Level Club | |
Location: | 253 W. 73rd St., New York, New York |
Coordinates: | 40.7803°N -73.9833°W |
Built: | 1925 |
Architecture: | Romanesque |
Added: | April 9, 1984 |
Refnum: | 84002784 |
The Level Club is a residential building at 253 West 73rd Street on the Upper West Side of Manhattan in New York City. It was built as a men's club by a group of Freemasons in 1927; it served this original function for just about three years. Afterwards, the building was used, in turn, as a hotel and a drug re-hab center. It has now been remodeled as a condominium.
The building was erected in 1927.[1]
The bank foreclosed on the club's mortgage in 1931.[2] It became a hotel for men that rented rooms by the week in the 1930s, and a kosher hotel in the 1940s and 1950s, and a single-room-occupancy hotel in the 1960s. From 1936, it was known as The Hotel Riverside Plaza.[3] At the height of the urban decay of the 1970s it was purchased by the nonprofit drug and alcohol rehabilitation organization Phoenix House.[4] It was turned into an upscale condominium in 1984.[2] The New York Daily News describes it as the city's "most mystical and intriguing condominium."[4] The Capitol Records artist Stan Kenton recorded the album Cuban Fire in this building in 1956 .
The Neo-Romanesque building was designed by the New York architectural firm Clinton Russell Wells George and Holton.[2]
The facade was designed as an homage to Freemasonry, particularly by incorporating aspects of biblical descriptions of the Temple of Solomon,[5] a significant building in Masonic tradition.[6] The facade also features many carvings of symbols adopted by the Masons, such as the all-seeing eye, the hourglass, the level, the hexagram, the beehive and the Bible.

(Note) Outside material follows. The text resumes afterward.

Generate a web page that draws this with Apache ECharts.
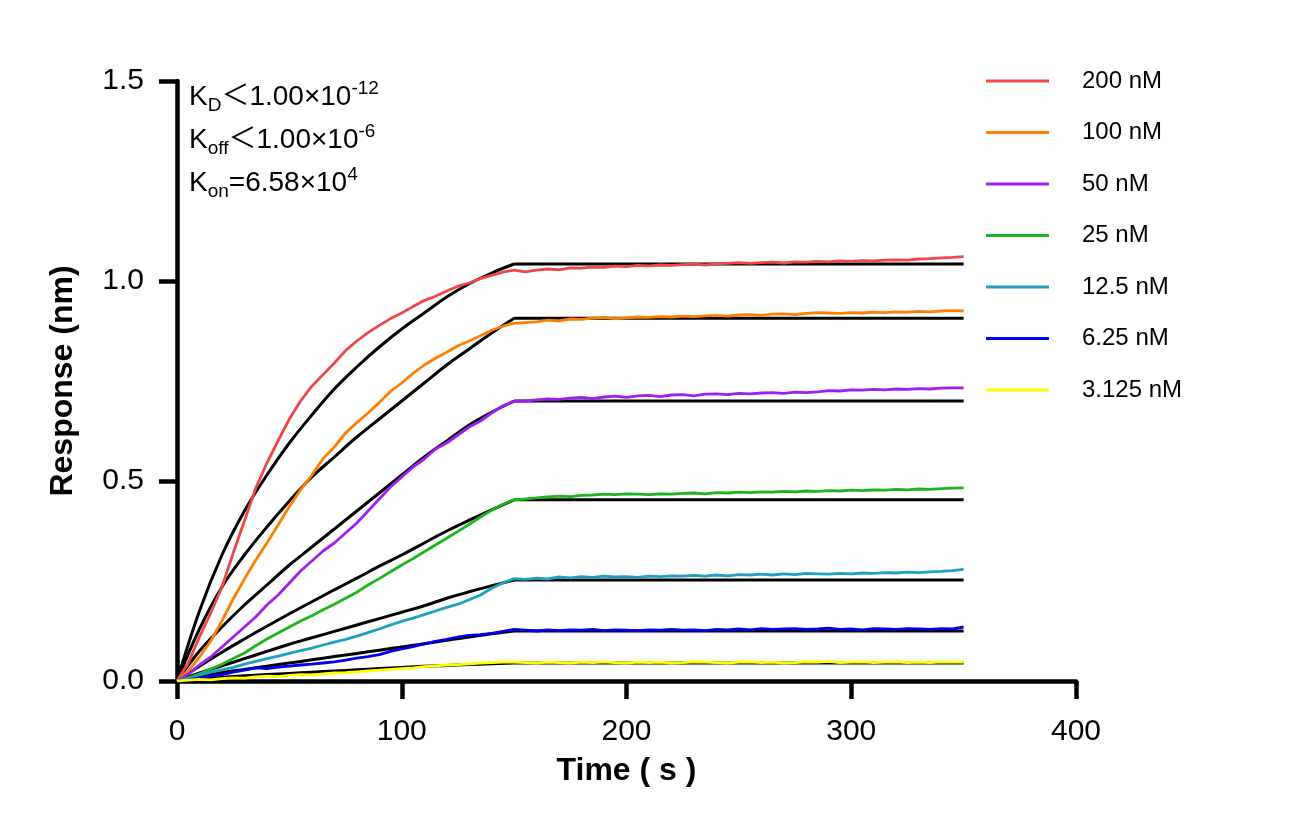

The door is framed by two large pillars representing Boaz and Jachin, the pillars that stood at the entrance to King Solomon's Temple.[4] The figures at the base of the pillars represent two figures of Masonic significance Hiram Abiff and King Solomon.[7] According to Bruno Bertuccioli, author of The Level Club: A New York City Story of the Twenties: Splendor, Decadence and Resurgence of a Monument to Human Ambition, the building was built as a Replica of the Jewish Temple. Bertuccioli describes the building as "the only true-to-size rendering of King Solomon's Temple that exists in the world today."[4] [5]
The building's original grand lobby, featuring a two-story atrium with balcony and grand staircases is intact.[8] The building originally included "a swimming pool, bowling alley, 4,000-seat auditorium, dining halls, gymnasium, racquetball courts, a club floor, billiards room and rooftop gardens."[4] It did not include lodge meeting rooms. While none of these survive, the facade is "perfectly preserved."[4] The building was listed on the National Register of Historic Places in 1984.[4]